Alt-Coin Cyber-Threat

Ghost-Miner: The Latest “Threat” to Land in Cyber-Space

As alt-coins get more popular, particularly Bitcoin, Litecoin, Etherium, and their lesser but also well-known counterparts Doge and Dash, cyber-criminals have found new wealth to extract from people’s machines. It should be noted that over the past decade or more, cyber-criminals realized they could get far more cash by searching machines for credit card, bank, paypal etc data and use that in combination with other details about their victim to impersonate and then steal their funds. By comparison, stealing CPU cycles is less damaging to the user by far! The worst that can happen with this form of crime is the user’s machine fan kicking up when it wouldn’t otherwise, and perhaps a greater draw on their electrical bill. Otherwise, victims of cyber-mining won’t be impacted much, particularly with newer machines with ample resources.

Webmasters are discovering ways to mine in-browser as well, with Coinhive making the news the hard way a few months ago when a major website did not first tell their visitors what they were up to. Coinhive mines a coin called Monero, which can then be exchanged for whichever coin the webmaster wants. Ethical use of this service has been created whereby webmasters can invite users to mine while browsing their site. For some webmasters, this is a request to help pay for the site’s upkeep and the webmaster keeps the coin. For others, like some of the faucets I’ve been using now, they will invite you to mine while you are using their faucet, and pay you in the form of an added bonus directly to your faucet account.

However, just like the first site to ever begin doing this, unscrupulous webmasters are now mining whether users want them to or not and browser plugins now exist to block these bits of mining javascript. A new mining browser plugin for Chrome promises to earn the user BTC using Coinhive as long as the tab is left open while they surf the web. Individual earnings this way are small, but Cryptotab promises much larger earnings if you add your friends to the mining pool as well. Not everyone is comfortable with this idea of contributing to a mining pool, but mining pools involving machines specifically set up to mine crypto-currency are popping up all over the place with some running massive datacentres in various countries around the world to accommodate the operation.

Miners DO make money in the crypto-currency space. Miner’s fees for Bitcoin skyrocketed last fall as the price of BTC soared and people jammed the miners’ networks with backlogged transactions. it is rather easy to see why cyber-criminals would want to move into this space. Currency is currency, commerce is commerce, and where a buck can be made, you’re sure to find a criminal trying to take advantage of others to do so.

What’s amusing about this latest find, is not that it’s a in-RAM mining tool, not that is spares the user ID theft problems, but the fact that this particular threat removes other mining tools it finds present! You have to read the article!

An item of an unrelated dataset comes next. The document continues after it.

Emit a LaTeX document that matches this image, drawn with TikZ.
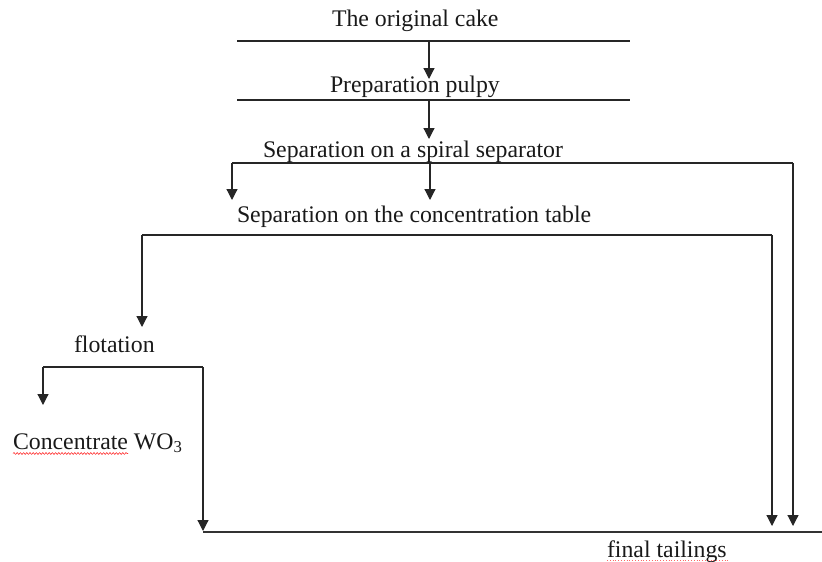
\documentclass[tikz,border=0pt]{standalone}
\usepackage{fontspec}
\setmainfont{Liberation Serif}
\usetikzlibrary{arrows.meta,decorations.pathmorphing}
\begin{document}
\begin{tikzpicture}[x=1pt,y=-1pt,
  lbl/.style={anchor=base west,inner sep=0pt,outer sep=0pt,font=\fontsize{23.8}{28}\selectfont,text=black!90},
  bar/.style={line width=2.2pt,black!85},
  thinbar/.style={line width=1.2pt,black!80},
  vline/.style={line width=1.2pt,black!85},
  arr/.style={vline,-{Triangle[width=11pt,length=11pt]}},
  spell/.style={red!80,line width=0.6pt,decorate,decoration={snake,amplitude=0.9pt,segment length=3.2pt}},
  gram/.style={red!60,line width=0.8pt,dotted}]
\useasboundingbox (0,0) rectangle (822,562);
% texts
\node[lbl] (t1) at (332,27) {The original cake};
\node[lbl] (t2) at (330,92) {Preparation pulpy};
\node[lbl] (t3) at (263,157) {Separation on a spiral separator};
\node[lbl] (t4) at (237,222) {Separation on the concentration table};
\node[lbl] (t5) at (74,352) {flotation};
\node[lbl] (t6) at (13,449) {Concentrate WO\textsubscript{3}};
\node[lbl] (t7) at (607,557) {final tailings};
% coordinates
\coordinate (l1w) at (237,41);  \coordinate (l1e) at (630,41);
\coordinate (l2w) at (237,100); \coordinate (l2e) at (630,100);
\coordinate (l3w) at (232,163); \coordinate (l3e) at (793,163);
\coordinate (l4w) at (142,235); \coordinate (l4e) at (772,235);
\coordinate (l5w) at (43,367);  \coordinate (l5e) at (203,367);
\coordinate (l6w) at (203,532); \coordinate (l6e) at (822,532);
\coordinate (a1s) at (429,41);  \coordinate (a1e) at (429,79);
\coordinate (a2s) at (429,100); \coordinate (a2e) at (429,139);
\coordinate (a3s) at (430,163); \coordinate (a3e) at (430,200);
\coordinate (a4e) at (232,200);
\coordinate (a5e) at (142,327);
\coordinate (a6e) at (43,405);
\coordinate (a7e) at (203,531);
\coordinate (a8e) at (772,526);
\coordinate (a9e) at (793,526);
% horizontal bars
\draw[bar] (l1w) -- (l1e);
\draw[bar] (l2w) -- (l2e);
\draw[bar] (l3w) -- (l3e);
\draw[bar] (l4w) -- (l4e);
\draw[bar] (l5w) -- (l5e);
\draw[thinbar] (l6w) -- (l6e);
% arrows
\draw[arr] (a1s) -- (a1e);
\draw[arr] (a2s) -- (a2e);
\draw[arr] (a3s) -- (a3e);
\draw[arr] (l3w) -- (a4e);
\draw[arr] (l4w) -- (a5e);
\draw[arr] (l5w) -- (a6e);
\draw[arr] (l5e) -- (a7e);
\draw[arr] (l4e) -- (a8e);
\draw[arr] (l3e) -- (a9e);
% proofing marks
\draw[spell] (13,453.5) -- (128,453.5);
\draw[gram] (607,560.5) -- (728,560.5);
\end{tikzpicture}
\end{document}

https://www.techrepublic.com/article/ghostminer-fileless-cryptomining-malware-has-code-that-kills-itself-and-other-strains/?linkId=49621629

One security lab has successfully extracted this portion of the miner code because they plan to use it against this new script! I’ve heard of malware in the past that would remove similar malware from other sources. One was a piece of code originally written to remove a rather nasty threat back when I was working techsupport around the world from my desk with YTO. Watching this malware work was fascinating because as it did it’s thing, you could then do the same thing to it and be done with the problem! As techs, we applauded the author of the code for making our jobs somewhat easier, even though in the end, we were removing their code too. The issue was an ethical one more than a functional one. Functionally-speaking, that malware was doing everyone a service by worming its way around the ‘net removing the much mor dangerous piece of code off people’s machines. Ethically, it wasn’t asking permission to do this and so it was seen itself as a threat. Such is the case with this latest miner code. Functionally, it’s not harming you or your system at all, its even removing miners you might not even know are there. But ethically, it is not getting your permission to do any of this, so it is naturally seen as a threat, let alone the fact that you aren’t getting a cut of any of the coin mined. If it asked for permission and then gave you a cut of the earnings, I’m sure more people would welcome such a bit of code.